## BEGIN Exercise materials

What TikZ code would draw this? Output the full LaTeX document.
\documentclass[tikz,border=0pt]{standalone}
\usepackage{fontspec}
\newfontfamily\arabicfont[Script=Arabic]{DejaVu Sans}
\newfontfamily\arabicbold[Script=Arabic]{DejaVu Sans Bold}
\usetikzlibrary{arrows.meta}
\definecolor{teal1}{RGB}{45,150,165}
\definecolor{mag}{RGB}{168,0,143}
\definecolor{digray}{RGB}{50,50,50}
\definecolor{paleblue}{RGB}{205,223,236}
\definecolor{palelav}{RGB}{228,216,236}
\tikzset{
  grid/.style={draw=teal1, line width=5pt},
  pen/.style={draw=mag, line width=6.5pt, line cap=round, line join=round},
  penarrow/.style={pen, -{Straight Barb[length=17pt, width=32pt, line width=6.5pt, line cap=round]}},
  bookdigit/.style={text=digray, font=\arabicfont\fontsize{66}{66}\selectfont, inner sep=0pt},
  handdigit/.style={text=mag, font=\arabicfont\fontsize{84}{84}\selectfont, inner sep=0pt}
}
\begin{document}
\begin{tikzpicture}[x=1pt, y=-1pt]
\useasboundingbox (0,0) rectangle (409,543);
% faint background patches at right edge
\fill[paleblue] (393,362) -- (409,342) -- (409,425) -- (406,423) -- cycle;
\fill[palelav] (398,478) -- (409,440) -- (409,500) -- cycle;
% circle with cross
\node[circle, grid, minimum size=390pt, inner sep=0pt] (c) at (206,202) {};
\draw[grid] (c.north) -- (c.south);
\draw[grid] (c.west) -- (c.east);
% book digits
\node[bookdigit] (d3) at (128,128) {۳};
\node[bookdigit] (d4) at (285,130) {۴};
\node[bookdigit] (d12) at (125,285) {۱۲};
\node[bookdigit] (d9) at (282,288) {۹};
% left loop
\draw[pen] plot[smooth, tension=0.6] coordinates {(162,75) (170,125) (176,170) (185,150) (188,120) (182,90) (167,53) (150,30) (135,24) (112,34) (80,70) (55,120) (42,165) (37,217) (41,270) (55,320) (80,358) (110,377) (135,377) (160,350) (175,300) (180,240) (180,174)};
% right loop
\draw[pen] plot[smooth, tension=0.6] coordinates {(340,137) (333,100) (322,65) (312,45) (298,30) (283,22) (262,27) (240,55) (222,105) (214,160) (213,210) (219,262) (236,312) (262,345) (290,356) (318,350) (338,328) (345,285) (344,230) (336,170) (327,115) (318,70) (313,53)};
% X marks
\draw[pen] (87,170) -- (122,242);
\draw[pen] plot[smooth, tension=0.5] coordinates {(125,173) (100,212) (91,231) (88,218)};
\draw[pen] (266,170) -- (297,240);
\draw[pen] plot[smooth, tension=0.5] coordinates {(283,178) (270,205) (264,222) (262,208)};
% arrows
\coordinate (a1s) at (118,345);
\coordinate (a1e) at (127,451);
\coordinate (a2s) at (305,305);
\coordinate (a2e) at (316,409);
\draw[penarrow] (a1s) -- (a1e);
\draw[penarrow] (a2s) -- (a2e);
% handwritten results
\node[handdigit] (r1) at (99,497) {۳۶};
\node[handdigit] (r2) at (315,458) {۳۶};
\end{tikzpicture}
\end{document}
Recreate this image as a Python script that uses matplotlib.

## END Exercise materials

**Problem requirements**
Only the number should be given: how many lines of the data contain the word "this"?

**Task result**
2